Alonso's Toyota stint included "a few sparks", says team boss
Toyota's FIA World Endurance Championship team director Rob Leupen admits that working with Fernando Alonso meant "a few sparks" during their hugely successful campaign together – which resulted in two Le Mans 24 Hours wins and Alonso's third world title.
Earlier this year, speaking on the official F1 podcast, former Ferrari president Luca di Montezemolo called Alonso’s team-playing abilities into question by stating: “When he wins, he's happy. When he doesn't win, it's the problem of the team, he's unhappy.”
Alonso – who rejected di Montezemolo’s claims with a furious tweet – won five of the eight WEC ‘super-season’ races in his time with Toyota. He confirmed last month that he won’t stay with the team for the 2019/20 season, and will be replaced by Brendon Hartley, but says he is “100% certain” of a WEC return in the future.
“He’s a very professional driver who fitted in very well to our team,” said Leupen of Alonso. “He didn’t want to be special, he understood very quickly that he couldn’t win a WEC race by himself. This was no issue for him, right from our first discussions. He adapted, and enjoyed it. For the team to have somebody like Fernando it’s always nice.”
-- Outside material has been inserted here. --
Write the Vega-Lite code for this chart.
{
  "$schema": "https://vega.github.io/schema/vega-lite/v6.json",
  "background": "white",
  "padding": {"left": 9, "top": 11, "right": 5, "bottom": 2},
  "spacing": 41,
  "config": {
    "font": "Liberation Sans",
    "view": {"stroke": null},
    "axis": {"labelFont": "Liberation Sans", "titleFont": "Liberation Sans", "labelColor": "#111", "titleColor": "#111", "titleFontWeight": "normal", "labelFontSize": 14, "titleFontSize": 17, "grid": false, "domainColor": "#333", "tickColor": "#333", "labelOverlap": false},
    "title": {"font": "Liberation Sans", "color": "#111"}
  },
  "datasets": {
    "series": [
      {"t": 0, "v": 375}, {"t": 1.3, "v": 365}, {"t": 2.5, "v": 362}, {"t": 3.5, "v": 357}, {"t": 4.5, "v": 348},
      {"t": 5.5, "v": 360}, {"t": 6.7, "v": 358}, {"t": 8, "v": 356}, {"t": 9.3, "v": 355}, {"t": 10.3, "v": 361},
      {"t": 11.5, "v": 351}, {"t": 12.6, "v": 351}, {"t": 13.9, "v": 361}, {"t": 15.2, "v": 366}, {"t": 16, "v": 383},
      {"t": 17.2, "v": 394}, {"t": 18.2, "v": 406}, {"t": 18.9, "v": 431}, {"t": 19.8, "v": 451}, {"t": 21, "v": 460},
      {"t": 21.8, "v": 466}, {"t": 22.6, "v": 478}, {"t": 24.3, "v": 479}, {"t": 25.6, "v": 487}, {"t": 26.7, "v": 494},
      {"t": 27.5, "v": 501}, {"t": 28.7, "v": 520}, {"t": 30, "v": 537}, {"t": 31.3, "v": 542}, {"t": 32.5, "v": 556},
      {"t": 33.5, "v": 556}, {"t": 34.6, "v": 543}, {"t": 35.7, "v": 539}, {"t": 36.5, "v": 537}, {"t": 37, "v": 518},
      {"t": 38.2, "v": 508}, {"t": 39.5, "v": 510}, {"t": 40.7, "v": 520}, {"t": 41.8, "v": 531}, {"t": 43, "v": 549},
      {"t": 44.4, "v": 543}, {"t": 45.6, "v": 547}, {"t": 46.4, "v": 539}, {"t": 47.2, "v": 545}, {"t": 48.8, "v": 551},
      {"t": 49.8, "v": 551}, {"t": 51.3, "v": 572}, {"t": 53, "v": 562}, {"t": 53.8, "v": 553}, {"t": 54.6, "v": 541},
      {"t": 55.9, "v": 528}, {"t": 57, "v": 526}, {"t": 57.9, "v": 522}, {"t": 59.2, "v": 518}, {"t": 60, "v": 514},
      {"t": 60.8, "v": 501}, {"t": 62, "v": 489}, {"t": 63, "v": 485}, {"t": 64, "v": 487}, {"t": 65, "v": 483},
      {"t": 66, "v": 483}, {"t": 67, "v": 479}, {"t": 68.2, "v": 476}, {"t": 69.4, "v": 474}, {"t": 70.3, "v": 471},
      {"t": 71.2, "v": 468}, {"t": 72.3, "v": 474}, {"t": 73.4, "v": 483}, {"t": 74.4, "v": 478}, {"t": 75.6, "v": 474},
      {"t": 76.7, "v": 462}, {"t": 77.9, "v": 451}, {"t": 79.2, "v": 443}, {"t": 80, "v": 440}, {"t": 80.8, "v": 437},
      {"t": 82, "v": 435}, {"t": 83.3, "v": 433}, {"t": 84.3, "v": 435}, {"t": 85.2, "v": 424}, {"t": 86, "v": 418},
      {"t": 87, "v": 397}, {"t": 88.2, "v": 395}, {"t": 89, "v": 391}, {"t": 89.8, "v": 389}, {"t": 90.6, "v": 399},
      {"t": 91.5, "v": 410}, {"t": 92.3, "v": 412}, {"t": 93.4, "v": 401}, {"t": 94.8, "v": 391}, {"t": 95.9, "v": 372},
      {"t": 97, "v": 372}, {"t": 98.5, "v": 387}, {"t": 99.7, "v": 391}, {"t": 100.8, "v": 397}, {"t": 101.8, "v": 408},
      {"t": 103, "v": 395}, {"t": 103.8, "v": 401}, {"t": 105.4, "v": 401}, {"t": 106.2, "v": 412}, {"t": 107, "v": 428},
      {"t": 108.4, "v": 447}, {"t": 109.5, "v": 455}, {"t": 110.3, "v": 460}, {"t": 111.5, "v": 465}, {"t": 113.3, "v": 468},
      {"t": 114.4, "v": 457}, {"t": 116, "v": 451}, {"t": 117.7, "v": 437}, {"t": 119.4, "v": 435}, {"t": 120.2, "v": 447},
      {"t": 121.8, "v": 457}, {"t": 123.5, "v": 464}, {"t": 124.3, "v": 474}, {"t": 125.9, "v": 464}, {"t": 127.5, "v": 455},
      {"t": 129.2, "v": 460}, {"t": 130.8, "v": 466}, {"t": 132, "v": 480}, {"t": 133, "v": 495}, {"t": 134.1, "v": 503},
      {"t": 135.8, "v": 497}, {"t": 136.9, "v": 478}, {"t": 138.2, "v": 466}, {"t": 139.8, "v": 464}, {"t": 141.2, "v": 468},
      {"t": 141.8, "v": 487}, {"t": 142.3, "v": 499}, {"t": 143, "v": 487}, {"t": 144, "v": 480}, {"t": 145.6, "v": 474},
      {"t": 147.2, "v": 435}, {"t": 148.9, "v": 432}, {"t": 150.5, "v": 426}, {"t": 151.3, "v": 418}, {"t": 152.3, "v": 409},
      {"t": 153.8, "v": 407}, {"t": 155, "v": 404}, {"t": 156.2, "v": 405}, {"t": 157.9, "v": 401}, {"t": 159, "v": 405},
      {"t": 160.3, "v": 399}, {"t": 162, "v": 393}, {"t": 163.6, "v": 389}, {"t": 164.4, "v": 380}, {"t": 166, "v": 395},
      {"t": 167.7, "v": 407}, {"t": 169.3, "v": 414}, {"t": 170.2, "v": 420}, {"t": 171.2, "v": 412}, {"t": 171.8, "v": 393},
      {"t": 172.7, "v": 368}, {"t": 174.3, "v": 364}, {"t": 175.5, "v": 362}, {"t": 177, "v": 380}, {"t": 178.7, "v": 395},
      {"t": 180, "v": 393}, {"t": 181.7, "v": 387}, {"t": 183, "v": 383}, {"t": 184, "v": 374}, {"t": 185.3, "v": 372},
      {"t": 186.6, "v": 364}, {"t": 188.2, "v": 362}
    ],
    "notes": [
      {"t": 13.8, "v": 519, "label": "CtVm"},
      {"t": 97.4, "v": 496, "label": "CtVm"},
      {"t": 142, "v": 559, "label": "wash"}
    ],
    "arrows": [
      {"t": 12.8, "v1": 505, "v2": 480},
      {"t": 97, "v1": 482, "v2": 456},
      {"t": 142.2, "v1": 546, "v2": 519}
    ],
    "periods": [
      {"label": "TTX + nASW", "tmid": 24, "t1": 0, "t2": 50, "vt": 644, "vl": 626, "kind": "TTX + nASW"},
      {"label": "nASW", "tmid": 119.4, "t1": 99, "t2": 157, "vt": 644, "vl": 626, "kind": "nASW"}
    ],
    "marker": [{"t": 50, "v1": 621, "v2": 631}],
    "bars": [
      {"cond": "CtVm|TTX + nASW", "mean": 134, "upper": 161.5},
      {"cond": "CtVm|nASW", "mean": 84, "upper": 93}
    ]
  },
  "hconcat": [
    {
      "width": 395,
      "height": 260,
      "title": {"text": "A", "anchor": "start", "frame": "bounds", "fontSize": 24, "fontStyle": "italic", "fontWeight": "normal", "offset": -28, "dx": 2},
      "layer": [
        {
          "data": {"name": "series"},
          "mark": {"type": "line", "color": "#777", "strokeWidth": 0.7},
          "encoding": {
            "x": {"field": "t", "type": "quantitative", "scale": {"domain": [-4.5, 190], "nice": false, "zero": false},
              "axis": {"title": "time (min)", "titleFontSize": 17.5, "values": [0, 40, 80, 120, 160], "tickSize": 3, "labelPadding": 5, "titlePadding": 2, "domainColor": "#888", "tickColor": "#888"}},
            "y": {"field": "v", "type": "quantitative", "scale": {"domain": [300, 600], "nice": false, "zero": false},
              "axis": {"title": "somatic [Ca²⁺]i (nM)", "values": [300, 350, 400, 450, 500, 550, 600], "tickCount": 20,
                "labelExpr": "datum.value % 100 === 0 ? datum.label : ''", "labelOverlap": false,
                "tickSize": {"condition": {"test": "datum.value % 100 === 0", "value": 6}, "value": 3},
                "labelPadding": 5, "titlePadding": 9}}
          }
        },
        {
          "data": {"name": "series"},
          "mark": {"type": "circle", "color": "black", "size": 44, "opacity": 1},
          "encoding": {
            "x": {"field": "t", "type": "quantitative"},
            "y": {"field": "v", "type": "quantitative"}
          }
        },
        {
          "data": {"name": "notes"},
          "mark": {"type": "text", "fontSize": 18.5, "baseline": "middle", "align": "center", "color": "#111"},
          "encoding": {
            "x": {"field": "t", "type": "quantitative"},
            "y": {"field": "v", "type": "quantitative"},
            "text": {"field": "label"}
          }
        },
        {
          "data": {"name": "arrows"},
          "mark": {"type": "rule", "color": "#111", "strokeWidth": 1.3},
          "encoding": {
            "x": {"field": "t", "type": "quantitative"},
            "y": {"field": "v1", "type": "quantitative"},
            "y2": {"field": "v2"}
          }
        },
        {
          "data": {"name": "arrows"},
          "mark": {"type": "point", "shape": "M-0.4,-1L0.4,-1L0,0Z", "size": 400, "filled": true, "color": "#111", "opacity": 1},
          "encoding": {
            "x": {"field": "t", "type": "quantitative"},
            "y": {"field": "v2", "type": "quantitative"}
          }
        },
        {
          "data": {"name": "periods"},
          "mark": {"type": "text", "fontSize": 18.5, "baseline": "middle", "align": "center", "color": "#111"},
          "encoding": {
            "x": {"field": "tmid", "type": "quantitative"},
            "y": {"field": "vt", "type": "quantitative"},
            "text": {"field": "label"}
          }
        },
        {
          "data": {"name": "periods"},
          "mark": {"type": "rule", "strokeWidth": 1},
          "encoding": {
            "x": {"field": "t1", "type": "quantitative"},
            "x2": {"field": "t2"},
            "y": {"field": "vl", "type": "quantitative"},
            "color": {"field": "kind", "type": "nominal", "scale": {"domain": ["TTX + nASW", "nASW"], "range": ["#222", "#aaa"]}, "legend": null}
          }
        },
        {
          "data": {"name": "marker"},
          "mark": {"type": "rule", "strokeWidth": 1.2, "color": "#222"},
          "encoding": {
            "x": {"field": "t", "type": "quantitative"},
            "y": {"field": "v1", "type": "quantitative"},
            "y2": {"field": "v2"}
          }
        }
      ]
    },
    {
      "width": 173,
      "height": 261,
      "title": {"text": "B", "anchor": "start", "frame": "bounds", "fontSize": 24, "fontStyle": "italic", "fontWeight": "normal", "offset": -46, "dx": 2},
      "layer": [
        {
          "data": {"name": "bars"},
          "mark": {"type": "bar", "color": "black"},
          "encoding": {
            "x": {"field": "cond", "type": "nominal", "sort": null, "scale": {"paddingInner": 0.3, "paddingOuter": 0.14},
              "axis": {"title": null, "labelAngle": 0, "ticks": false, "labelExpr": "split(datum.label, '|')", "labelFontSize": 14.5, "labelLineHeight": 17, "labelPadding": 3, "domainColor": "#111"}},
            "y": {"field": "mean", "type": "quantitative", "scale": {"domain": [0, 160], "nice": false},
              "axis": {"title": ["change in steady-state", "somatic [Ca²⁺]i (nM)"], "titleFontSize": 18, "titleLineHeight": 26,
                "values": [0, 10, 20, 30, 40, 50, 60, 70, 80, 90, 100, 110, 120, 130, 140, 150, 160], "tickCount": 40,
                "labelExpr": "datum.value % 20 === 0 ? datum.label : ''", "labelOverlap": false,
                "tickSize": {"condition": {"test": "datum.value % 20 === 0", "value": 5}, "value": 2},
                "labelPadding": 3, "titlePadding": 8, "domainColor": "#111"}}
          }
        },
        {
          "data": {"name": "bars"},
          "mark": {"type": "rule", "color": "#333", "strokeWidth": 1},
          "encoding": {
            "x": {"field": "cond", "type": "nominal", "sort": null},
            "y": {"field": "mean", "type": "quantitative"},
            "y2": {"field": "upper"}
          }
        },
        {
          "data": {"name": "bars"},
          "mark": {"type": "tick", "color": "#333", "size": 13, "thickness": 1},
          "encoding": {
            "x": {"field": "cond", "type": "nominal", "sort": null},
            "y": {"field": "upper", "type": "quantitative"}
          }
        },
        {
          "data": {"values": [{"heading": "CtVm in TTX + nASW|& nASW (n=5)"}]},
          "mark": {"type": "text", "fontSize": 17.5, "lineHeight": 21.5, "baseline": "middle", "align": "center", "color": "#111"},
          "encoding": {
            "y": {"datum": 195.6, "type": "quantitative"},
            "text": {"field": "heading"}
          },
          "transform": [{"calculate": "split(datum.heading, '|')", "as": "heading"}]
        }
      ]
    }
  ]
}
When asked if he’d experienced any flashpoints with him along the way, Leupen replied: “We saw a few sparks, but generally I think somebody like who he is, you’re not easy-going, you’ll always have your edges. It was just a few sparks, but I can’t confirm anything that others spoke about him in the past. I don’t know those people well.
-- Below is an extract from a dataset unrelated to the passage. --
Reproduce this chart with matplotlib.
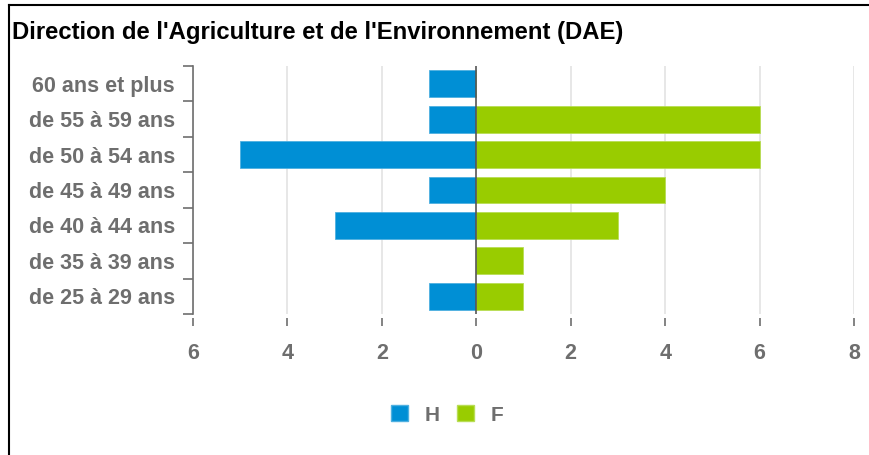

“But we’ve enjoyed having someone of his form, his standing. It was good, and the journey comes to an end at the moment. He says he wants to return [in the future], why not?”
When pushed about whether strategy calls – such as that in China when the #8 car was much faster but lost the win getting stuck behind a safety car – caused those “sparks”, Leupen replied: “Sometimes yes, [it] explains things, also you might take an approach of ‘take it or leave it’ – but what’s always been very clear to all the drivers, not just Fernando, that the team effort is the most important.
“There are situations where you might not be happy because the team has done a call with a certain strategy, but you can also have situations where you are lucky or unlucky. If Car 7 was more lucky then they might have won one or two races more; if Car 8 was less lucky then they might have lost one or two.”